Longtemps je me suis couché de bonheur – Daniel Picouly (2020)
Longtemps je me suis couché à plusieurs. Chez nous on est au moins deux par lit. Pas étonnant ma mère a eu treize enfants.
Nous sommes dans la cité d’Orly en 1964. Le genre d’endroit où les écoles sont en sous-effectif, manquent de moyens et où les classes sont plutôt difficiles à tenir. Mais celle de notre narrateur semble absorbée par Proust et sa Recherche. Le professeur a réussi un coup de maître en partageant sa passion proustienne à sa vingtaine d’élèves.
Le narrateur surtout, y est plongé jusqu’à l’obsession. Il voue un amour sans limite à une Albertine, qu’il rencontre à travers le filtre du roman proustien. Avec un flou maintenu entre le roman et la réalité, on ne sait jamais si ce qu’il se passe est bien réel. Car oui, dans tous les cas, de la même manière que Victor Hugo avait déclaré qu’il serait « Chateaubriand ou rien », une fois plus âgé, notre narrateur sera Proust ou rien.
Un récit léger, drôle et bien écrit. Daniel Picouly nous livre une vraie expérience de langue en multipliant les jeux de mots, les calembours et les images loufoques qui m’ont beaucoup fait rire.
Ce livre est parfait pour tous les fans de Proust. Mais malheureusement pas pour moi. Pas que je n’aime pas Proust, mais je n’ai pas encore lu la Promesse en entier. Fort de mon bagage proustien qui ne se compose que Du côté de chez Swann, j’ai eu de la peine à vraiment rentré dans l’ouvrage. Cela dit, j’ai passé un excellent moment, même si je pense que pour une expérience optimale, il faut être familier avec l’univers proustien, où alors garder internet sous la main pour combler ses lacunes (comme moi).
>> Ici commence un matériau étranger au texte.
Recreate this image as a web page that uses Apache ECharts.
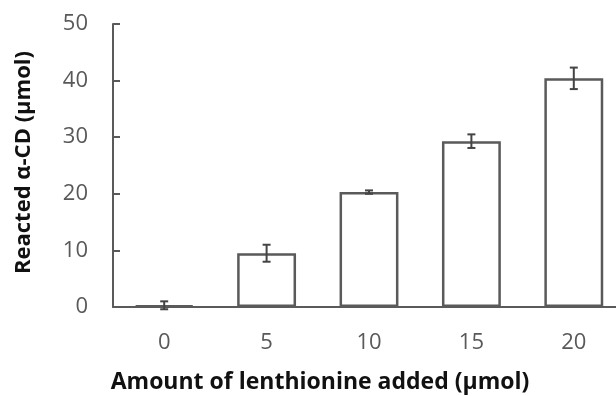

Les deux mitrailleuses Browning de mon Spitfire n’ont pas fait le poids. J’ai été descendu en flammes par le regard DCA d’Albertine. Je suis pilote de chasse touché au cœur, éjecté de son chasseur et suspendu à un parachute au plafond de la librairie. Pourtant de là, je vois tout. Je suis un narrateur omniscient. C’est comme ça que Taquin appelle un type suspendu au plafond d’une librairie. (…) C’est spectaculaire, une fille de quinze ans vue d’en haut.